TASK DIRECTIONS — Output the line containing "Clone this diagram in TikZ." and each line after it through the end of the data, exactly as written, with pictures left out.

ROWS —
-- Start --

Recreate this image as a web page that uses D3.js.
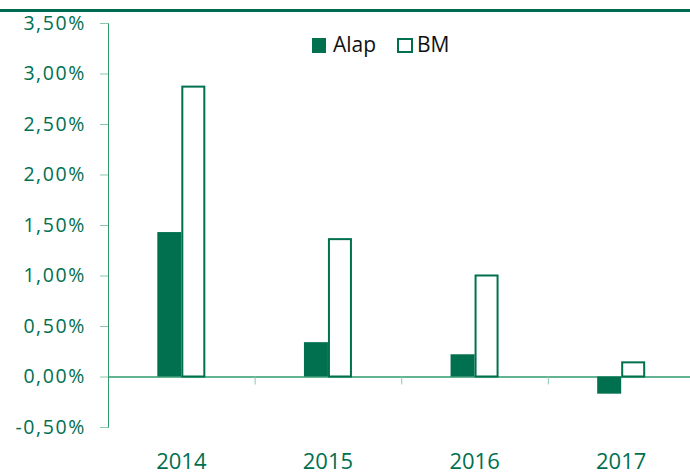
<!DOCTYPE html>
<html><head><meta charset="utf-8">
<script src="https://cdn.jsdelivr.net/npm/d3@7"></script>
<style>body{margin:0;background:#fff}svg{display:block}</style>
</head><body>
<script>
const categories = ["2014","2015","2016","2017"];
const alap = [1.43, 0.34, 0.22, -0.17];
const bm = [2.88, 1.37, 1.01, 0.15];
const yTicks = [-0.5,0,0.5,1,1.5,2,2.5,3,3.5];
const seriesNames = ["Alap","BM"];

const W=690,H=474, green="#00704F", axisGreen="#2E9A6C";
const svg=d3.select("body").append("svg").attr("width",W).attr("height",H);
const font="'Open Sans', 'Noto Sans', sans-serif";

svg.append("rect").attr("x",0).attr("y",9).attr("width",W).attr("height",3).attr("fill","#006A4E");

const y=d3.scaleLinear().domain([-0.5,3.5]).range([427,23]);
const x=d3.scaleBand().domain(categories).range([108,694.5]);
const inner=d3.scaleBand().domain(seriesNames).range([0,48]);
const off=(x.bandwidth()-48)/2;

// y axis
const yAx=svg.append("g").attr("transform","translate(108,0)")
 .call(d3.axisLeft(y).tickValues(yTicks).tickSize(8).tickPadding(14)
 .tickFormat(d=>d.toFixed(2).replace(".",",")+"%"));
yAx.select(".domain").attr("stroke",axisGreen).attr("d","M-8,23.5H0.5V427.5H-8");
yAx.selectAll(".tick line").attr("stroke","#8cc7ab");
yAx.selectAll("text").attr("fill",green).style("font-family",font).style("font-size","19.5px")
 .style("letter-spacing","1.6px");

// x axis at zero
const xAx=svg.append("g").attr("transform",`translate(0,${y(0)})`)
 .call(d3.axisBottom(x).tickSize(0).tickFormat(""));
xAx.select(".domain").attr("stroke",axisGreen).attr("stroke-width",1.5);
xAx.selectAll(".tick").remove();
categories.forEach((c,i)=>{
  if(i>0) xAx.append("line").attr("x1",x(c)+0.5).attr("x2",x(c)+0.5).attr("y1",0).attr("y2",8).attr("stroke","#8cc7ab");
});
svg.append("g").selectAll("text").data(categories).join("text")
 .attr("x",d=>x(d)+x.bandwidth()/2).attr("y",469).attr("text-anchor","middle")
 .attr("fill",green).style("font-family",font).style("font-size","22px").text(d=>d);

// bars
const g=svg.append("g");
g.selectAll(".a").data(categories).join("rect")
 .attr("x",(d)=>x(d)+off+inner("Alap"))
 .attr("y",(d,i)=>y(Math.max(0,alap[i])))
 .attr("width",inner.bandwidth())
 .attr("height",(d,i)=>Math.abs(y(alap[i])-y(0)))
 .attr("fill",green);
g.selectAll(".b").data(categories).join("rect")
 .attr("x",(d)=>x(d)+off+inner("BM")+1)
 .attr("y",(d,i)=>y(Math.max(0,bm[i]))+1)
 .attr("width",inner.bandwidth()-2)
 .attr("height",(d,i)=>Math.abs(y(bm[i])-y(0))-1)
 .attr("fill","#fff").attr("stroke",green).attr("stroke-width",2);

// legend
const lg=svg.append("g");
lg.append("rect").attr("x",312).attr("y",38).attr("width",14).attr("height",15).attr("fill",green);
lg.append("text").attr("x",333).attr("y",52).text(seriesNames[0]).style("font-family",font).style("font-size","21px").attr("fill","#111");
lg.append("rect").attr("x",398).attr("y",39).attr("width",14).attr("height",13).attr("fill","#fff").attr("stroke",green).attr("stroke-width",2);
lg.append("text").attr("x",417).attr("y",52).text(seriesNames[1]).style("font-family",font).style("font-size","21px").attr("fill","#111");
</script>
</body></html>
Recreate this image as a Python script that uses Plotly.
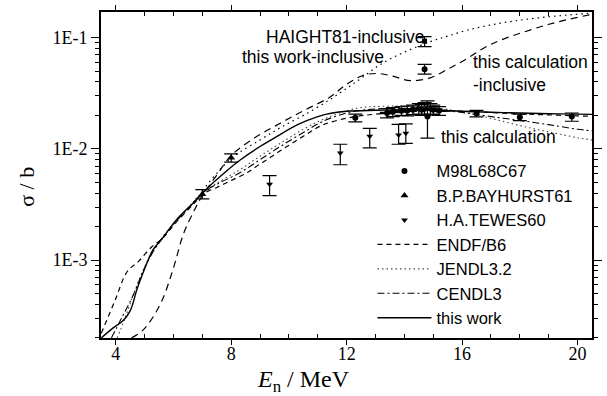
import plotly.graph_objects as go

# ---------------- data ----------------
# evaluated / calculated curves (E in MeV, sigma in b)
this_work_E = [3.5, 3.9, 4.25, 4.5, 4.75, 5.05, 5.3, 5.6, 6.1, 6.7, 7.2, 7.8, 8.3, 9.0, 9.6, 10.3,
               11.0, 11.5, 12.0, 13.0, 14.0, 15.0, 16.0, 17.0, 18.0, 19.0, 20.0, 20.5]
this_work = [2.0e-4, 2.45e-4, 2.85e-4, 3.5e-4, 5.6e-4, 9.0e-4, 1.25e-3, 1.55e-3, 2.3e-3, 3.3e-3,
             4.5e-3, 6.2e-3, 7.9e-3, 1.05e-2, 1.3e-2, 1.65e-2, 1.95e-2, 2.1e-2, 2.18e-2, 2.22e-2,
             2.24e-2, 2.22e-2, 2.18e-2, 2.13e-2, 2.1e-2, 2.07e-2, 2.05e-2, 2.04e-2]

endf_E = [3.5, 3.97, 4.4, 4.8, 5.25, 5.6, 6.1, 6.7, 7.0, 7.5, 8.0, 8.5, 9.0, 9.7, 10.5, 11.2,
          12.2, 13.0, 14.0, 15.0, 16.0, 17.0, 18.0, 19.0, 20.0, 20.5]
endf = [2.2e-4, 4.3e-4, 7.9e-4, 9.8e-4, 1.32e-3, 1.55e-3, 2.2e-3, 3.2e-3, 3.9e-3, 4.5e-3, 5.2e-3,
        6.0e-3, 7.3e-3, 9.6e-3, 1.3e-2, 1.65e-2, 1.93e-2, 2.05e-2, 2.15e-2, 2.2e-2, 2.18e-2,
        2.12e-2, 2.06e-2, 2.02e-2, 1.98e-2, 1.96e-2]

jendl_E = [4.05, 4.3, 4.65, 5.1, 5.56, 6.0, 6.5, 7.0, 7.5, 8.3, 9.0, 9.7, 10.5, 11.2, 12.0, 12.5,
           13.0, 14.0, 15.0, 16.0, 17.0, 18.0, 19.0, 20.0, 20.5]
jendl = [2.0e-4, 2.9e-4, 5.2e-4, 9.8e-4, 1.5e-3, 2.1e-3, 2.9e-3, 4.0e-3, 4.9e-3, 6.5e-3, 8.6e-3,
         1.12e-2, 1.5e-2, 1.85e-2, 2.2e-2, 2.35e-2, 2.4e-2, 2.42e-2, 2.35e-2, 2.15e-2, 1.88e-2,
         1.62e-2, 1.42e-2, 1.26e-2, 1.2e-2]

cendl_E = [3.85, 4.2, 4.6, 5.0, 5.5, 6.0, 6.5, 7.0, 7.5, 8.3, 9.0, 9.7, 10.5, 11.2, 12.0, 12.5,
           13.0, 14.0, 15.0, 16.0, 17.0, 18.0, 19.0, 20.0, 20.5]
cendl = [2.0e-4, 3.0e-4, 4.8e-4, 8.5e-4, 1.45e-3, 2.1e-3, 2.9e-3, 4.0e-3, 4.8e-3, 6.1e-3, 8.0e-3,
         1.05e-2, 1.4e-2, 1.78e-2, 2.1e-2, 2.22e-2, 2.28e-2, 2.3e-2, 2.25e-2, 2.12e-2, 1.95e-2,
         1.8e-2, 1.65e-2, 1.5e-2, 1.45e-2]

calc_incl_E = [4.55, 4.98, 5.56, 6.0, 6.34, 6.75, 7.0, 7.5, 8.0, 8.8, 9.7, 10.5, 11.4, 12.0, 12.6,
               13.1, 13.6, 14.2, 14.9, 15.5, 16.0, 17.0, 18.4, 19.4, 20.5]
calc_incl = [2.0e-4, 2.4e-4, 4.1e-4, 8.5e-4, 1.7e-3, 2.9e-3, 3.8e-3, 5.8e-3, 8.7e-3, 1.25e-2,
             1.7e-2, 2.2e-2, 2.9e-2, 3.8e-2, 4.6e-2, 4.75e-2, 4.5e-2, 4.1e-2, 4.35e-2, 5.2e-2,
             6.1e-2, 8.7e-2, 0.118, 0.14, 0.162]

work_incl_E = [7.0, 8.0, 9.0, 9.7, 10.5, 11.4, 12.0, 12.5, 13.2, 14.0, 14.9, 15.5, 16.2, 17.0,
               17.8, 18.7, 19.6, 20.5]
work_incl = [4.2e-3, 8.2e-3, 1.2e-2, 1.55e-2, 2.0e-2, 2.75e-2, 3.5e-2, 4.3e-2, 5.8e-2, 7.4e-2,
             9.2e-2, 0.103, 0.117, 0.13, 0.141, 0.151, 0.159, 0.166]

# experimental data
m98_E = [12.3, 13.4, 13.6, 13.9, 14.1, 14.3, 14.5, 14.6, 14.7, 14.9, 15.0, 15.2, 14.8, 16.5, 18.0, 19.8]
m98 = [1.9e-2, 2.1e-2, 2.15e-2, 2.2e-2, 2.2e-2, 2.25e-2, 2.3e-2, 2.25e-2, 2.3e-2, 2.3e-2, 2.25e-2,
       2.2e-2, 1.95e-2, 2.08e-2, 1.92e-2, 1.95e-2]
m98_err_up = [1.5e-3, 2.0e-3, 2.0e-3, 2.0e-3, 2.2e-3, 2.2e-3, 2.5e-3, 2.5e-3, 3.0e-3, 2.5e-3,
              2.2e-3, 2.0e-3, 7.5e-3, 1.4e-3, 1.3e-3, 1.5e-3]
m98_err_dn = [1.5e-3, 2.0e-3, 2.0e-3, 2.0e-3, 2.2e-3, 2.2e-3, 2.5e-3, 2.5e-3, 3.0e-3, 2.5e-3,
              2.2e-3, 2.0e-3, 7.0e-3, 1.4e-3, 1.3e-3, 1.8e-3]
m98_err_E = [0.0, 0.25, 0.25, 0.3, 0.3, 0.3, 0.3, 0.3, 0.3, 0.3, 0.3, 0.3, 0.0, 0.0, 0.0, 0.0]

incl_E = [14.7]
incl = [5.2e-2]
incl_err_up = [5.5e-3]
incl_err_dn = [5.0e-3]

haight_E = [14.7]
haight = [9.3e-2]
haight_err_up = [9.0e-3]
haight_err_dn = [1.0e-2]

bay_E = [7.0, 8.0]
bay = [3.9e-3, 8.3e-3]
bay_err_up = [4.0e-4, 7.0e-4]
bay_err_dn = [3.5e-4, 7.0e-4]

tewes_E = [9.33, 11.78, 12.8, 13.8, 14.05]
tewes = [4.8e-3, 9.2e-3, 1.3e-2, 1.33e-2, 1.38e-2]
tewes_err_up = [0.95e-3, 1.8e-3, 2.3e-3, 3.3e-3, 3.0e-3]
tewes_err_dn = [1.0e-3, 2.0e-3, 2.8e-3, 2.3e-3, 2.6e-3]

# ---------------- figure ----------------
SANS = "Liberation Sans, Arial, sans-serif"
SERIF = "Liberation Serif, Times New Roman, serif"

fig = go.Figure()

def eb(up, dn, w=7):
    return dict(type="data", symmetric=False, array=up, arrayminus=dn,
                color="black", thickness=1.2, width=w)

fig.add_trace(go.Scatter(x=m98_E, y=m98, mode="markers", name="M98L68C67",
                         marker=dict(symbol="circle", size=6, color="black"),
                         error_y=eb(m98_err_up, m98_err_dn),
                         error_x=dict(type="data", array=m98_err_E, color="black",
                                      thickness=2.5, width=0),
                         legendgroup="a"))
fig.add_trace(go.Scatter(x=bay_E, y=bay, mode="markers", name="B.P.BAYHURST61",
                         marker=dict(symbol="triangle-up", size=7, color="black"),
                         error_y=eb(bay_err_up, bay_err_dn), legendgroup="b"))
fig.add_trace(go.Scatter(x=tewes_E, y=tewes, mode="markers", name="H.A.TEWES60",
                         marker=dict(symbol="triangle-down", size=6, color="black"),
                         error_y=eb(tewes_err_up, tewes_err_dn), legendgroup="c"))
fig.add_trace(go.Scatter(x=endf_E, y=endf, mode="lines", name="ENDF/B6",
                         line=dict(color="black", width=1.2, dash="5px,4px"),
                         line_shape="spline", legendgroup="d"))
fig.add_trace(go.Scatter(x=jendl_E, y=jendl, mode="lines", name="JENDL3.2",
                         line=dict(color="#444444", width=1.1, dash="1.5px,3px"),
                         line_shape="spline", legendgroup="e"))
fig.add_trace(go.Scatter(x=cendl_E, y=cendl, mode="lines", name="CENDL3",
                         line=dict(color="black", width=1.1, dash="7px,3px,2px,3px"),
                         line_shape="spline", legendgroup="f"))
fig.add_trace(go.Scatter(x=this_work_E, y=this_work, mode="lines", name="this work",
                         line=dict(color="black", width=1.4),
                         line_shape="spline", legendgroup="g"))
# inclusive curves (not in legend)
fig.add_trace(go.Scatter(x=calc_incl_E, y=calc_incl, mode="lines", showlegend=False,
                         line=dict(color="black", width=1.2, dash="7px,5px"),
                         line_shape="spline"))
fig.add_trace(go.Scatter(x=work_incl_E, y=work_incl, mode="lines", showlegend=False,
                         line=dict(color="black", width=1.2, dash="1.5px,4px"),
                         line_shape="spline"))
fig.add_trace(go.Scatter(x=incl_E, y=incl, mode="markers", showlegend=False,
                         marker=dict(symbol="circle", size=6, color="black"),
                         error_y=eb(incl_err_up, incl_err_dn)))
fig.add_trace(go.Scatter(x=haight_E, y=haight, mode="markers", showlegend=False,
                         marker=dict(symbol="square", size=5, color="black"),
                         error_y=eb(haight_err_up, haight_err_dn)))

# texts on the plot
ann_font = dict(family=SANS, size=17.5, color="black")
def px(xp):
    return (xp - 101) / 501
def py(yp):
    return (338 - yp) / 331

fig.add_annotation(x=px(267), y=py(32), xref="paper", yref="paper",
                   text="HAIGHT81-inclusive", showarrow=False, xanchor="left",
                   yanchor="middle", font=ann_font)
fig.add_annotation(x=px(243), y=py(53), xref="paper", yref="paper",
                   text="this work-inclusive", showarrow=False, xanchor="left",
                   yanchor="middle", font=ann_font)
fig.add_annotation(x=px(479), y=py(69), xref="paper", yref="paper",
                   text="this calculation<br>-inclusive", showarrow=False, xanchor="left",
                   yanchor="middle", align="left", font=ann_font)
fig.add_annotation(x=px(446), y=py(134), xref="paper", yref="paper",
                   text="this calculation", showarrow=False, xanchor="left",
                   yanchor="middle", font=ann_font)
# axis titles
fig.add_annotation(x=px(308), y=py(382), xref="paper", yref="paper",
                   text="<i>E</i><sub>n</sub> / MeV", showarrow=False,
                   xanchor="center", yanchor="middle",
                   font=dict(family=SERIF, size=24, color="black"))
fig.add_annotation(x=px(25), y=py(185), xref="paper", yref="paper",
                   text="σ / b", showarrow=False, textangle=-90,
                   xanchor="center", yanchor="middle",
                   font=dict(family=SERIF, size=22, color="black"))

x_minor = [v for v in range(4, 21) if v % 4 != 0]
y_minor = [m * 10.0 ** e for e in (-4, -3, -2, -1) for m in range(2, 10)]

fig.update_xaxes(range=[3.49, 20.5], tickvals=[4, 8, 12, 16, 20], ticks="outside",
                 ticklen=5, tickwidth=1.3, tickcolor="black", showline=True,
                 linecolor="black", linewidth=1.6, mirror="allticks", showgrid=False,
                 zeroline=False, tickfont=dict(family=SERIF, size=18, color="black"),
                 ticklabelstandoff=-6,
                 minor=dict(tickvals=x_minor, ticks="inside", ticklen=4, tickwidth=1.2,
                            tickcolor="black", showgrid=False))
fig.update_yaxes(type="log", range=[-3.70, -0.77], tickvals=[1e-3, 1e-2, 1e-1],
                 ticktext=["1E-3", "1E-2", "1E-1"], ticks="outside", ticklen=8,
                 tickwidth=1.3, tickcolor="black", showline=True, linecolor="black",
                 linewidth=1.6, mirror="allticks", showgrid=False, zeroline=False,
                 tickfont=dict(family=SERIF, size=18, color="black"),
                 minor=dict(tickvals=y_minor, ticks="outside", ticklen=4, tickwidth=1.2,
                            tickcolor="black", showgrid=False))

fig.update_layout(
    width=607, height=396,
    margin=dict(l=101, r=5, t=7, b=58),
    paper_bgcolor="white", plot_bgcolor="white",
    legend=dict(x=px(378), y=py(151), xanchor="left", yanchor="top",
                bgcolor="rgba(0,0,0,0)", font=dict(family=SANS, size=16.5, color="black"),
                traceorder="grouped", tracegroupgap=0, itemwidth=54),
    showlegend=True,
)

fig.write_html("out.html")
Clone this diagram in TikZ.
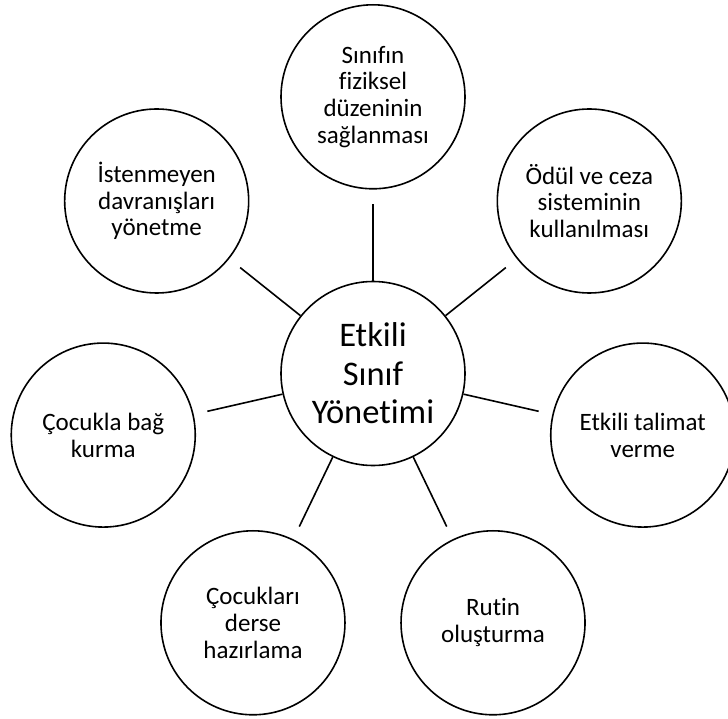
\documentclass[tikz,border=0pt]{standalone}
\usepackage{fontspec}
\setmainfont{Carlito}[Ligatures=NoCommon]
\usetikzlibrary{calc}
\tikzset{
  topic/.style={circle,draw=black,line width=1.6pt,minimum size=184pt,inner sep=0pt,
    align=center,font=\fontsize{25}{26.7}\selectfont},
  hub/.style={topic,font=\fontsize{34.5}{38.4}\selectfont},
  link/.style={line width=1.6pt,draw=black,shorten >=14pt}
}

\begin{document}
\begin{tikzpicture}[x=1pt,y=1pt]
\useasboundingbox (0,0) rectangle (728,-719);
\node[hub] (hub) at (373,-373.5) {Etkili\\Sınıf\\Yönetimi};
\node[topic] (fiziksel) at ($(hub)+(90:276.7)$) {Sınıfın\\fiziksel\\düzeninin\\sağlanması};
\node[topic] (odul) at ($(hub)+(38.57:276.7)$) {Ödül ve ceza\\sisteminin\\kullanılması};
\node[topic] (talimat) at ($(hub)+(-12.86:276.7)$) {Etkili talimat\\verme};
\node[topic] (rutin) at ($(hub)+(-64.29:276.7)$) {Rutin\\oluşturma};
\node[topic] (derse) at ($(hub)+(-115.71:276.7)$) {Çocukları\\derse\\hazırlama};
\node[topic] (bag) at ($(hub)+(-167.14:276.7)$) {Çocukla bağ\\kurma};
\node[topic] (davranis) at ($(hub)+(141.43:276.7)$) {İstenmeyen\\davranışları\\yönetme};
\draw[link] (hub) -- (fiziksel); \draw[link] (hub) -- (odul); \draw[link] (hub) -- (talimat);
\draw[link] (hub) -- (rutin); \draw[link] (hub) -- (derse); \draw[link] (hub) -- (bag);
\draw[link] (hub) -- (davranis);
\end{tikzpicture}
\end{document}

-- End --

OUTPUT OF THE EXERCISE —
Clone this diagram in TikZ.
\documentclass[tikz,border=0pt]{standalone}
\usepackage{fontspec}
\setmainfont{Carlito}[Ligatures=NoCommon]
\usetikzlibrary{calc}
\tikzset{
  topic/.style={circle,draw=black,line width=1.6pt,minimum size=184pt,inner sep=0pt,
    align=center,font=\fontsize{25}{26.7}\selectfont},
  hub/.style={topic,font=\fontsize{34.5}{38.4}\selectfont},
  link/.style={line width=1.6pt,draw=black,shorten >=14pt}
}

\begin{document}
\begin{tikzpicture}[x=1pt,y=1pt]
\useasboundingbox (0,0) rectangle (728,-719);
\node[hub] (hub) at (373,-373.5) {Etkili\\Sınıf\\Yönetimi};
\node[topic] (fiziksel) at ($(hub)+(90:276.7)$) {Sınıfın\\fiziksel\\düzeninin\\sağlanması};
\node[topic] (odul) at ($(hub)+(38.57:276.7)$) {Ödül ve ceza\\sisteminin\\kullanılması};
\node[topic] (talimat) at ($(hub)+(-12.86:276.7)$) {Etkili talimat\\verme};
\node[topic] (rutin) at ($(hub)+(-64.29:276.7)$) {Rutin\\oluşturma};
\node[topic] (derse) at ($(hub)+(-115.71:276.7)$) {Çocukları\\derse\\hazırlama};
\node[topic] (bag) at ($(hub)+(-167.14:276.7)$) {Çocukla bağ\\kurma};
\node[topic] (davranis) at ($(hub)+(141.43:276.7)$) {İstenmeyen\\davranışları\\yönetme};
\draw[link] (hub) -- (fiziksel); \draw[link] (hub) -- (odul); \draw[link] (hub) -- (talimat);
\draw[link] (hub) -- (rutin); \draw[link] (hub) -- (derse); \draw[link] (hub) -- (bag);
\draw[link] (hub) -- (davranis);
\end{tikzpicture}
\end{document}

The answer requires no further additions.